[begin Given records]

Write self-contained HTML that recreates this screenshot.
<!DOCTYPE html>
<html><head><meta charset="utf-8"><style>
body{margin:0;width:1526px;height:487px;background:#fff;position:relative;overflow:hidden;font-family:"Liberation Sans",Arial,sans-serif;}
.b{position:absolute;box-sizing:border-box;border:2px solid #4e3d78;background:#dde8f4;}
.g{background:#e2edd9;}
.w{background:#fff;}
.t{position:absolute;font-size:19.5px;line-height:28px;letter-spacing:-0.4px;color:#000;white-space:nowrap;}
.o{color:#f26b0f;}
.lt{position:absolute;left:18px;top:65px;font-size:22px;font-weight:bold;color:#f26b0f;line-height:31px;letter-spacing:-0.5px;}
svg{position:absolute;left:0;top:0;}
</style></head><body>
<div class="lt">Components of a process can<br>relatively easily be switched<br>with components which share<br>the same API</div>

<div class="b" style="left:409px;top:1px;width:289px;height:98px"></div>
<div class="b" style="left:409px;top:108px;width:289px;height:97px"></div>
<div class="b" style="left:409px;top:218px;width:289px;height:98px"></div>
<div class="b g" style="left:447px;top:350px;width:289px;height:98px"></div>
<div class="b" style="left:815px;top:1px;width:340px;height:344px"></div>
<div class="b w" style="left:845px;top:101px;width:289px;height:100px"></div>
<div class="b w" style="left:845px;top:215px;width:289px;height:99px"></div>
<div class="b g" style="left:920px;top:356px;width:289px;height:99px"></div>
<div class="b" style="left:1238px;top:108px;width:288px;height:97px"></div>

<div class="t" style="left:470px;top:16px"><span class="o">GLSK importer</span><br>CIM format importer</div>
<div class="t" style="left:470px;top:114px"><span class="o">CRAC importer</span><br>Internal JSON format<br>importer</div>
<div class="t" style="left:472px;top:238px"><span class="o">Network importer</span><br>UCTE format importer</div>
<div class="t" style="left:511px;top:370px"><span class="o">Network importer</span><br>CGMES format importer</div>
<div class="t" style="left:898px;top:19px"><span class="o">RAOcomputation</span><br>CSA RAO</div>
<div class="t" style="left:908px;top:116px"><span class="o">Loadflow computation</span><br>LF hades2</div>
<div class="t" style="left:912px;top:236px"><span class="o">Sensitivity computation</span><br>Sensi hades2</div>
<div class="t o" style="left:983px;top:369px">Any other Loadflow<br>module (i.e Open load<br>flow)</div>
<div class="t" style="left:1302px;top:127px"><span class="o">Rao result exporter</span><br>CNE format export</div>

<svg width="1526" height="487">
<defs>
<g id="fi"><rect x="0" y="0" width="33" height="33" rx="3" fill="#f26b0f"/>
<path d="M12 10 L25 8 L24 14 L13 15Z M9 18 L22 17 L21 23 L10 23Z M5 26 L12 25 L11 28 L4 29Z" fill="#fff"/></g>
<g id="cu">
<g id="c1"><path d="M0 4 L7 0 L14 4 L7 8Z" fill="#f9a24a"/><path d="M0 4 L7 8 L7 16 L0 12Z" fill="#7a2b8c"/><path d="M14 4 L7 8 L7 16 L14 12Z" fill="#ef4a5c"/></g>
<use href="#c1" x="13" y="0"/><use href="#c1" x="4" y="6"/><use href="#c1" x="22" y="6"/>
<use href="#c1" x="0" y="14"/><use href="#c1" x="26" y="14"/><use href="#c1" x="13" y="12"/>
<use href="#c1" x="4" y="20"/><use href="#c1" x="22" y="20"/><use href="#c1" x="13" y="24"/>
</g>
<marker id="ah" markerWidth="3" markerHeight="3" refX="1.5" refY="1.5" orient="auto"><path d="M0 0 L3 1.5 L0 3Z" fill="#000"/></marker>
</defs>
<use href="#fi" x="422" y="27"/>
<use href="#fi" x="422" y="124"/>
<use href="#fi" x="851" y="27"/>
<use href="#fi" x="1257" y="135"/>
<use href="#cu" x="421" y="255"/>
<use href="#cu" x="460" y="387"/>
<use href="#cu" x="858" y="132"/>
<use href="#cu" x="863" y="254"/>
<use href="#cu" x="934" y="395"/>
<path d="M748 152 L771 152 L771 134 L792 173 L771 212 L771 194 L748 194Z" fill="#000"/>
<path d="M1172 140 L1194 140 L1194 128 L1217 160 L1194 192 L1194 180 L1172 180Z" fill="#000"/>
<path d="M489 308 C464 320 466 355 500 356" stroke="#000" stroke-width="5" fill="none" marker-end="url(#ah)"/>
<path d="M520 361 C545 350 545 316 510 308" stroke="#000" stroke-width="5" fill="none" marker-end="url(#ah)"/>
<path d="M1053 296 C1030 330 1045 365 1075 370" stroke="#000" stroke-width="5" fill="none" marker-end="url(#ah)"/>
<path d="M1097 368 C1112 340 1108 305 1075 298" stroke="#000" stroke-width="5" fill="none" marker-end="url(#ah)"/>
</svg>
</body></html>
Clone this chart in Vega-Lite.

[end Given records]

Copy out the material above in its entirety. Every detail must match.

## Worked solution
Write self-contained HTML that recreates this screenshot.
<!DOCTYPE html>
<html><head><meta charset="utf-8"><style>
body{margin:0;width:1526px;height:487px;background:#fff;position:relative;overflow:hidden;font-family:"Liberation Sans",Arial,sans-serif;}
.b{position:absolute;box-sizing:border-box;border:2px solid #4e3d78;background:#dde8f4;}
.g{background:#e2edd9;}
.w{background:#fff;}
.t{position:absolute;font-size:19.5px;line-height:28px;letter-spacing:-0.4px;color:#000;white-space:nowrap;}
.o{color:#f26b0f;}
.lt{position:absolute;left:18px;top:65px;font-size:22px;font-weight:bold;color:#f26b0f;line-height:31px;letter-spacing:-0.5px;}
svg{position:absolute;left:0;top:0;}
</style></head><body>
<div class="lt">Components of a process can<br>relatively easily be switched<br>with components which share<br>the same API</div>

<div class="b" style="left:409px;top:1px;width:289px;height:98px"></div>
<div class="b" style="left:409px;top:108px;width:289px;height:97px"></div>
<div class="b" style="left:409px;top:218px;width:289px;height:98px"></div>
<div class="b g" style="left:447px;top:350px;width:289px;height:98px"></div>
<div class="b" style="left:815px;top:1px;width:340px;height:344px"></div>
<div class="b w" style="left:845px;top:101px;width:289px;height:100px"></div>
<div class="b w" style="left:845px;top:215px;width:289px;height:99px"></div>
<div class="b g" style="left:920px;top:356px;width:289px;height:99px"></div>
<div class="b" style="left:1238px;top:108px;width:288px;height:97px"></div>

<div class="t" style="left:470px;top:16px"><span class="o">GLSK importer</span><br>CIM format importer</div>
<div class="t" style="left:470px;top:114px"><span class="o">CRAC importer</span><br>Internal JSON format<br>importer</div>
<div class="t" style="left:472px;top:238px"><span class="o">Network importer</span><br>UCTE format importer</div>
<div class="t" style="left:511px;top:370px"><span class="o">Network importer</span><br>CGMES format importer</div>
<div class="t" style="left:898px;top:19px"><span class="o">RAOcomputation</span><br>CSA RAO</div>
<div class="t" style="left:908px;top:116px"><span class="o">Loadflow computation</span><br>LF hades2</div>
<div class="t" style="left:912px;top:236px"><span class="o">Sensitivity computation</span><br>Sensi hades2</div>
<div class="t o" style="left:983px;top:369px">Any other Loadflow<br>module (i.e Open load<br>flow)</div>
<div class="t" style="left:1302px;top:127px"><span class="o">Rao result exporter</span><br>CNE format export</div>

<svg width="1526" height="487">
<defs>
<g id="fi"><rect x="0" y="0" width="33" height="33" rx="3" fill="#f26b0f"/>
<path d="M12 10 L25 8 L24 14 L13 15Z M9 18 L22 17 L21 23 L10 23Z M5 26 L12 25 L11 28 L4 29Z" fill="#fff"/></g>
<g id="cu">
<g id="c1"><path d="M0 4 L7 0 L14 4 L7 8Z" fill="#f9a24a"/><path d="M0 4 L7 8 L7 16 L0 12Z" fill="#7a2b8c"/><path d="M14 4 L7 8 L7 16 L14 12Z" fill="#ef4a5c"/></g>
<use href="#c1" x="13" y="0"/><use href="#c1" x="4" y="6"/><use href="#c1" x="22" y="6"/>
<use href="#c1" x="0" y="14"/><use href="#c1" x="26" y="14"/><use href="#c1" x="13" y="12"/>
<use href="#c1" x="4" y="20"/><use href="#c1" x="22" y="20"/><use href="#c1" x="13" y="24"/>
</g>
<marker id="ah" markerWidth="3" markerHeight="3" refX="1.5" refY="1.5" orient="auto"><path d="M0 0 L3 1.5 L0 3Z" fill="#000"/></marker>
</defs>
<use href="#fi" x="422" y="27"/>
<use href="#fi" x="422" y="124"/>
<use href="#fi" x="851" y="27"/>
<use href="#fi" x="1257" y="135"/>
<use href="#cu" x="421" y="255"/>
<use href="#cu" x="460" y="387"/>
<use href="#cu" x="858" y="132"/>
<use href="#cu" x="863" y="254"/>
<use href="#cu" x="934" y="395"/>
<path d="M748 152 L771 152 L771 134 L792 173 L771 212 L771 194 L748 194Z" fill="#000"/>
<path d="M1172 140 L1194 140 L1194 128 L1217 160 L1194 192 L1194 180 L1172 180Z" fill="#000"/>
<path d="M489 308 C464 320 466 355 500 356" stroke="#000" stroke-width="5" fill="none" marker-end="url(#ah)"/>
<path d="M520 361 C545 350 545 316 510 308" stroke="#000" stroke-width="5" fill="none" marker-end="url(#ah)"/>
<path d="M1053 296 C1030 330 1045 365 1075 370" stroke="#000" stroke-width="5" fill="none" marker-end="url(#ah)"/>
<path d="M1097 368 C1112 340 1108 305 1075 298" stroke="#000" stroke-width="5" fill="none" marker-end="url(#ah)"/>
</svg>
</body></html>
Clone this chart in Vega-Lite.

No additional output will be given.